■ GIVEN PROBLEM:
Transcribe the listing exactly, leaving out every picture.

▽

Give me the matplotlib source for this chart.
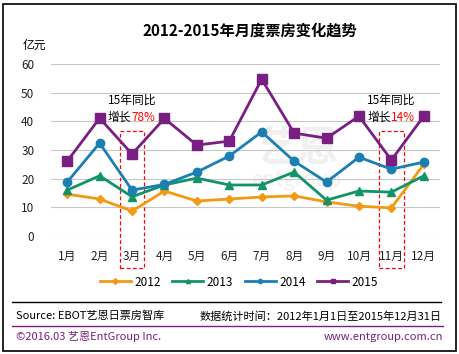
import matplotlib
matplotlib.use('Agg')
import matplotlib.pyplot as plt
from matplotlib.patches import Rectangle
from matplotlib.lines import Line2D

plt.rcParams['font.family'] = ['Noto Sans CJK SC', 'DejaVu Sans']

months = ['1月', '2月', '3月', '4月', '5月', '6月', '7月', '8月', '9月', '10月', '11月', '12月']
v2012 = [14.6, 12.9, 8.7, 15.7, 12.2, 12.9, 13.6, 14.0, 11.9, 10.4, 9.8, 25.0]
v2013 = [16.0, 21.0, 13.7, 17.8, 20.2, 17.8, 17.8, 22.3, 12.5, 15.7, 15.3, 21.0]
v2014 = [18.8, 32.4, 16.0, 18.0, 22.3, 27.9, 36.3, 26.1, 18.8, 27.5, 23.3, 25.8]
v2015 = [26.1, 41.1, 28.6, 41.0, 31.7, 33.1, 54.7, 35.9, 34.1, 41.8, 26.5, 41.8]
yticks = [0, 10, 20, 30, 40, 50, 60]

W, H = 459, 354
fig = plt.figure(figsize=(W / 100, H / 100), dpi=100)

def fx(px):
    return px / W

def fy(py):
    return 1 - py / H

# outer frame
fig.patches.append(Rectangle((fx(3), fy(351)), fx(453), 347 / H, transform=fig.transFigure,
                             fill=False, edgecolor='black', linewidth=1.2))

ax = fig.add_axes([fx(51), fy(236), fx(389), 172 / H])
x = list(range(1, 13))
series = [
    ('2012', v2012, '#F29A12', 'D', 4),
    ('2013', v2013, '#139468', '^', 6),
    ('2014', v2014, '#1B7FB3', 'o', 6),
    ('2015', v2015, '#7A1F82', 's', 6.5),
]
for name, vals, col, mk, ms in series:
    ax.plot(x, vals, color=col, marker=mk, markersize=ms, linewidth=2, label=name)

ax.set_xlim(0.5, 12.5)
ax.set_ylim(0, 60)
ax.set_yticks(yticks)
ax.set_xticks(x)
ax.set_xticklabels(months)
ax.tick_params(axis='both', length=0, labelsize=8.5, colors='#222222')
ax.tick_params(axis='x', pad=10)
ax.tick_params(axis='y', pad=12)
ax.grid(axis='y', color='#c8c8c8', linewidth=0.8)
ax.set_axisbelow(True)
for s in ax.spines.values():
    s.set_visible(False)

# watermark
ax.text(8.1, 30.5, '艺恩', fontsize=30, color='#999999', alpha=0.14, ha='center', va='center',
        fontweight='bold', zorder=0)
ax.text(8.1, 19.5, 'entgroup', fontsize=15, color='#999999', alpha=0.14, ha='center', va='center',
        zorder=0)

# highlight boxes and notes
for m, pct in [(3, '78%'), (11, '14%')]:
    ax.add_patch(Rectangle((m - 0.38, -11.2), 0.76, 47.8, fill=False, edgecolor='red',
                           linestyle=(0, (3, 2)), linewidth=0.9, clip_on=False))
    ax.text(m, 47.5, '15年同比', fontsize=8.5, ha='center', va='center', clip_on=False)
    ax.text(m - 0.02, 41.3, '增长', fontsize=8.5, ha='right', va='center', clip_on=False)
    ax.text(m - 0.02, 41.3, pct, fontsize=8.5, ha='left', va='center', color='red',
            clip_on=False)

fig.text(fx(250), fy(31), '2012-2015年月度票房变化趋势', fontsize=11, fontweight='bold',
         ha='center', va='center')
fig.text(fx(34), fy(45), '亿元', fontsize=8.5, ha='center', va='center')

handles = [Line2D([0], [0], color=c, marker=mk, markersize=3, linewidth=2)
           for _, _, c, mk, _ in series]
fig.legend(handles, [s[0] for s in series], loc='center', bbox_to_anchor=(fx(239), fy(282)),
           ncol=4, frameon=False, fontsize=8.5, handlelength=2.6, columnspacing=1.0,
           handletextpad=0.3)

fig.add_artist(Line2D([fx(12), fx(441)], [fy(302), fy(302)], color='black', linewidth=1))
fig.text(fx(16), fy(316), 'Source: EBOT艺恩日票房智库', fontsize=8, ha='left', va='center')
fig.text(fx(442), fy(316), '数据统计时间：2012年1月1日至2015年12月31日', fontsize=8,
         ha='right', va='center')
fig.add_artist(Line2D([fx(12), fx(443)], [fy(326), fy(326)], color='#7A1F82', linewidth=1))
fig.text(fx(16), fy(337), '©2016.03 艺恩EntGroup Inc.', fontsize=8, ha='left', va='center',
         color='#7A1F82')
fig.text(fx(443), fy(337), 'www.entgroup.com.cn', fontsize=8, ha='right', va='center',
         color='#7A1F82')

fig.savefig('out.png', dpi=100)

△

■ WRITTEN SOLUTION:
Give me the matplotlib source for this chart.
import matplotlib
matplotlib.use('Agg')
import matplotlib.pyplot as plt
from matplotlib.patches import Rectangle
from matplotlib.lines import Line2D

plt.rcParams['font.family'] = ['Noto Sans CJK SC', 'DejaVu Sans']

months = ['1月', '2月', '3月', '4月', '5月', '6月', '7月', '8月', '9月', '10月', '11月', '12月']
v2012 = [14.6, 12.9, 8.7, 15.7, 12.2, 12.9, 13.6, 14.0, 11.9, 10.4, 9.8, 25.0]
v2013 = [16.0, 21.0, 13.7, 17.8, 20.2, 17.8, 17.8, 22.3, 12.5, 15.7, 15.3, 21.0]
v2014 = [18.8, 32.4, 16.0, 18.0, 22.3, 27.9, 36.3, 26.1, 18.8, 27.5, 23.3, 25.8]
v2015 = [26.1, 41.1, 28.6, 41.0, 31.7, 33.1, 54.7, 35.9, 34.1, 41.8, 26.5, 41.8]
yticks = [0, 10, 20, 30, 40, 50, 60]

W, H = 459, 354
fig = plt.figure(figsize=(W / 100, H / 100), dpi=100)

def fx(px):
    return px / W

def fy(py):
    return 1 - py / H

# outer frame
fig.patches.append(Rectangle((fx(3), fy(351)), fx(453), 347 / H, transform=fig.transFigure,
                             fill=False, edgecolor='black', linewidth=1.2))

ax = fig.add_axes([fx(51), fy(236), fx(389), 172 / H])
x = list(range(1, 13))
series = [
    ('2012', v2012, '#F29A12', 'D', 4),
    ('2013', v2013, '#139468', '^', 6),
    ('2014', v2014, '#1B7FB3', 'o', 6),
    ('2015', v2015, '#7A1F82', 's', 6.5),
]
for name, vals, col, mk, ms in series:
    ax.plot(x, vals, color=col, marker=mk, markersize=ms, linewidth=2, label=name)

ax.set_xlim(0.5, 12.5)
ax.set_ylim(0, 60)
ax.set_yticks(yticks)
ax.set_xticks(x)
ax.set_xticklabels(months)
ax.tick_params(axis='both', length=0, labelsize=8.5, colors='#222222')
ax.tick_params(axis='x', pad=10)
ax.tick_params(axis='y', pad=12)
ax.grid(axis='y', color='#c8c8c8', linewidth=0.8)
ax.set_axisbelow(True)
for s in ax.spines.values():
    s.set_visible(False)

# watermark
ax.text(8.1, 30.5, '艺恩', fontsize=30, color='#999999', alpha=0.14, ha='center', va='center',
        fontweight='bold', zorder=0)
ax.text(8.1, 19.5, 'entgroup', fontsize=15, color='#999999', alpha=0.14, ha='center', va='center',
        zorder=0)

# highlight boxes and notes
for m, pct in [(3, '78%'), (11, '14%')]:
    ax.add_patch(Rectangle((m - 0.38, -11.2), 0.76, 47.8, fill=False, edgecolor='red',
                           linestyle=(0, (3, 2)), linewidth=0.9, clip_on=False))
    ax.text(m, 47.5, '15年同比', fontsize=8.5, ha='center', va='center', clip_on=False)
    ax.text(m - 0.02, 41.3, '增长', fontsize=8.5, ha='right', va='center', clip_on=False)
    ax.text(m - 0.02, 41.3, pct, fontsize=8.5, ha='left', va='center', color='red',
            clip_on=False)

fig.text(fx(250), fy(31), '2012-2015年月度票房变化趋势', fontsize=11, fontweight='bold',
         ha='center', va='center')
fig.text(fx(34), fy(45), '亿元', fontsize=8.5, ha='center', va='center')

handles = [Line2D([0], [0], color=c, marker=mk, markersize=3, linewidth=2)
           for _, _, c, mk, _ in series]
fig.legend(handles, [s[0] for s in series], loc='center', bbox_to_anchor=(fx(239), fy(282)),
           ncol=4, frameon=False, fontsize=8.5, handlelength=2.6, columnspacing=1.0,
           handletextpad=0.3)

fig.add_artist(Line2D([fx(12), fx(441)], [fy(302), fy(302)], color='black', linewidth=1))
fig.text(fx(16), fy(316), 'Source: EBOT艺恩日票房智库', fontsize=8, ha='left', va='center')
fig.text(fx(442), fy(316), '数据统计时间：2012年1月1日至2015年12月31日', fontsize=8,
         ha='right', va='center')
fig.add_artist(Line2D([fx(12), fx(443)], [fy(326), fy(326)], color='#7A1F82', linewidth=1))
fig.text(fx(16), fy(337), '©2016.03 艺恩EntGroup Inc.', fontsize=8, ha='left', va='center',
         color='#7A1F82')
fig.text(fx(443), fy(337), 'www.entgroup.com.cn', fontsize=8, ha='right', va='center',
         color='#7A1F82')

fig.savefig('out.png', dpi=100)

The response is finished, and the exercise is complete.